- Collected material
▼▼▼

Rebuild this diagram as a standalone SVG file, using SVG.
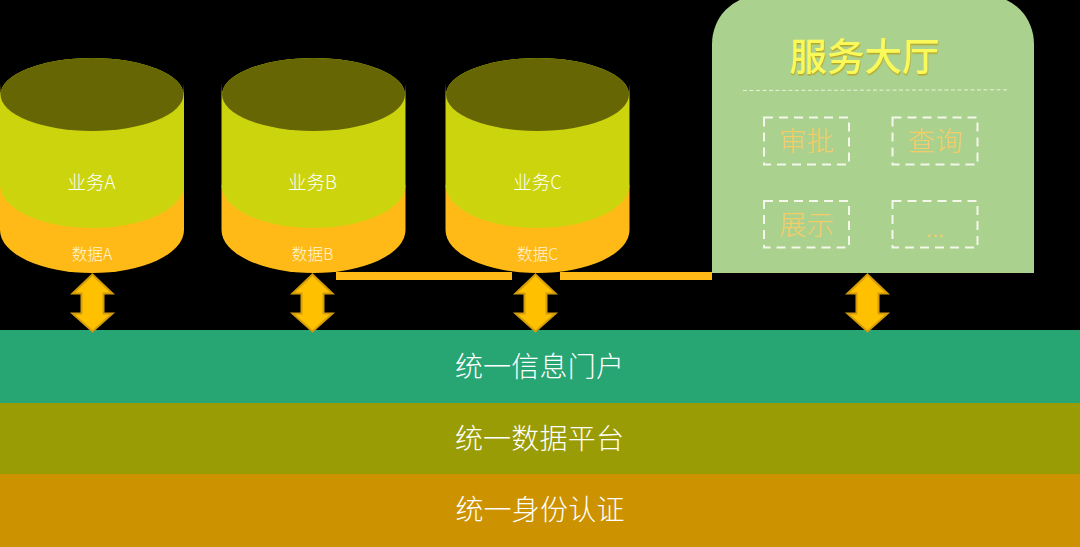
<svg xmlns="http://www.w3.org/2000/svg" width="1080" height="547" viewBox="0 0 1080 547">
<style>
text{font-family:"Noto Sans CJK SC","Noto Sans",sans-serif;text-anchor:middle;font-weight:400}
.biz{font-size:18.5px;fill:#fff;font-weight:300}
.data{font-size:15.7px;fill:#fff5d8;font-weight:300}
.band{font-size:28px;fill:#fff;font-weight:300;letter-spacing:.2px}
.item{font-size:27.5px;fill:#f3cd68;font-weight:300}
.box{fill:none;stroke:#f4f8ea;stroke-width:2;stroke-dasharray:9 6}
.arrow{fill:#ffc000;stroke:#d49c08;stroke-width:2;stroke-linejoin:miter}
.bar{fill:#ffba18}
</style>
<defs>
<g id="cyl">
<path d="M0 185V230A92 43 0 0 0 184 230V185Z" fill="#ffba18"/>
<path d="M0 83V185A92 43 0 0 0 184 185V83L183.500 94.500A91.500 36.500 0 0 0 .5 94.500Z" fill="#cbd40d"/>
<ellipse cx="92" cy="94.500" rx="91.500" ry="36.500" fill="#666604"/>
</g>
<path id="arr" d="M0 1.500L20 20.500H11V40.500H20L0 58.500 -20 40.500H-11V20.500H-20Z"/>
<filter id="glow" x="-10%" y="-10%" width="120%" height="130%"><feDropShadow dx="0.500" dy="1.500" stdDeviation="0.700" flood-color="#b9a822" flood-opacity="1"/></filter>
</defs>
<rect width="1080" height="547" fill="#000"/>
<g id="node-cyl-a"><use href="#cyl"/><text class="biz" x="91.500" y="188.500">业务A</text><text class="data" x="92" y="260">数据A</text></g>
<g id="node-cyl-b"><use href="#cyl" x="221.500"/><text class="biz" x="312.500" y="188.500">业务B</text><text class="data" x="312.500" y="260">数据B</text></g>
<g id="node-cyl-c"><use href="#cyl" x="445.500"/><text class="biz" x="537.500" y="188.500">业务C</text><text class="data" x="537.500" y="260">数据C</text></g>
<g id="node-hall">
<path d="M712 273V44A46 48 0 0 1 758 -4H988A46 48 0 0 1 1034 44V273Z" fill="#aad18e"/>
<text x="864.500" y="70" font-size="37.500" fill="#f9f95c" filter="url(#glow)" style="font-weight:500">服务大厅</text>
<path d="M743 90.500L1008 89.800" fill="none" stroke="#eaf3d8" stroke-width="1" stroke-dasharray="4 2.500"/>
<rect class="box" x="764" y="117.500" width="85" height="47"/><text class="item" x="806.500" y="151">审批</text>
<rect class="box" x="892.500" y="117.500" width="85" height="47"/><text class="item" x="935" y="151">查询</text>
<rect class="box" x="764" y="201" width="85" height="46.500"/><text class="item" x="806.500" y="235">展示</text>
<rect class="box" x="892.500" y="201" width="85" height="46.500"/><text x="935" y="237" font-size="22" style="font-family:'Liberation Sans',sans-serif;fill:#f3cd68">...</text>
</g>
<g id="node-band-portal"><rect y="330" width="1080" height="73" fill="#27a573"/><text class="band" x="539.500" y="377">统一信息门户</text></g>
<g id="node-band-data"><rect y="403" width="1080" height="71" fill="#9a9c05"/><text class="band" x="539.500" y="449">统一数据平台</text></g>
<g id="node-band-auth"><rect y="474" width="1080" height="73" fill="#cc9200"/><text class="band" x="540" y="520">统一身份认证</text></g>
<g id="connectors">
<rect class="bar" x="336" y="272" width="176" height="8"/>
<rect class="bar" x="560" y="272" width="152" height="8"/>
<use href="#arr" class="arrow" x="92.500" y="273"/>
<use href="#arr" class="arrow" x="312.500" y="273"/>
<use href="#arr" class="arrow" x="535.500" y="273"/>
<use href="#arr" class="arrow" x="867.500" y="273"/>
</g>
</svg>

▲▲▲

- Work instructions
Please set down each line of the data above exactly as written, without the pictures.

- Expected answer
Rebuild this diagram as a standalone SVG file, using SVG.
<svg xmlns="http://www.w3.org/2000/svg" width="1080" height="547" viewBox="0 0 1080 547">
<style>
text{font-family:"Noto Sans CJK SC","Noto Sans",sans-serif;text-anchor:middle;font-weight:400}
.biz{font-size:18.5px;fill:#fff;font-weight:300}
.data{font-size:15.7px;fill:#fff5d8;font-weight:300}
.band{font-size:28px;fill:#fff;font-weight:300;letter-spacing:.2px}
.item{font-size:27.5px;fill:#f3cd68;font-weight:300}
.box{fill:none;stroke:#f4f8ea;stroke-width:2;stroke-dasharray:9 6}
.arrow{fill:#ffc000;stroke:#d49c08;stroke-width:2;stroke-linejoin:miter}
.bar{fill:#ffba18}
</style>
<defs>
<g id="cyl">
<path d="M0 185V230A92 43 0 0 0 184 230V185Z" fill="#ffba18"/>
<path d="M0 83V185A92 43 0 0 0 184 185V83L183.500 94.500A91.500 36.500 0 0 0 .5 94.500Z" fill="#cbd40d"/>
<ellipse cx="92" cy="94.500" rx="91.500" ry="36.500" fill="#666604"/>
</g>
<path id="arr" d="M0 1.500L20 20.500H11V40.500H20L0 58.500 -20 40.500H-11V20.500H-20Z"/>
<filter id="glow" x="-10%" y="-10%" width="120%" height="130%"><feDropShadow dx="0.500" dy="1.500" stdDeviation="0.700" flood-color="#b9a822" flood-opacity="1"/></filter>
</defs>
<rect width="1080" height="547" fill="#000"/>
<g id="node-cyl-a"><use href="#cyl"/><text class="biz" x="91.500" y="188.500">业务A</text><text class="data" x="92" y="260">数据A</text></g>
<g id="node-cyl-b"><use href="#cyl" x="221.500"/><text class="biz" x="312.500" y="188.500">业务B</text><text class="data" x="312.500" y="260">数据B</text></g>
<g id="node-cyl-c"><use href="#cyl" x="445.500"/><text class="biz" x="537.500" y="188.500">业务C</text><text class="data" x="537.500" y="260">数据C</text></g>
<g id="node-hall">
<path d="M712 273V44A46 48 0 0 1 758 -4H988A46 48 0 0 1 1034 44V273Z" fill="#aad18e"/>
<text x="864.500" y="70" font-size="37.500" fill="#f9f95c" filter="url(#glow)" style="font-weight:500">服务大厅</text>
<path d="M743 90.500L1008 89.800" fill="none" stroke="#eaf3d8" stroke-width="1" stroke-dasharray="4 2.500"/>
<rect class="box" x="764" y="117.500" width="85" height="47"/><text class="item" x="806.500" y="151">审批</text>
<rect class="box" x="892.500" y="117.500" width="85" height="47"/><text class="item" x="935" y="151">查询</text>
<rect class="box" x="764" y="201" width="85" height="46.500"/><text class="item" x="806.500" y="235">展示</text>
<rect class="box" x="892.500" y="201" width="85" height="46.500"/><text x="935" y="237" font-size="22" style="font-family:'Liberation Sans',sans-serif;fill:#f3cd68">...</text>
</g>
<g id="node-band-portal"><rect y="330" width="1080" height="73" fill="#27a573"/><text class="band" x="539.500" y="377">统一信息门户</text></g>
<g id="node-band-data"><rect y="403" width="1080" height="71" fill="#9a9c05"/><text class="band" x="539.500" y="449">统一数据平台</text></g>
<g id="node-band-auth"><rect y="474" width="1080" height="73" fill="#cc9200"/><text class="band" x="540" y="520">统一身份认证</text></g>
<g id="connectors">
<rect class="bar" x="336" y="272" width="176" height="8"/>
<rect class="bar" x="560" y="272" width="152" height="8"/>
<use href="#arr" class="arrow" x="92.500" y="273"/>
<use href="#arr" class="arrow" x="312.500" y="273"/>
<use href="#arr" class="arrow" x="535.500" y="273"/>
<use href="#arr" class="arrow" x="867.500" y="273"/>
</g>
</svg>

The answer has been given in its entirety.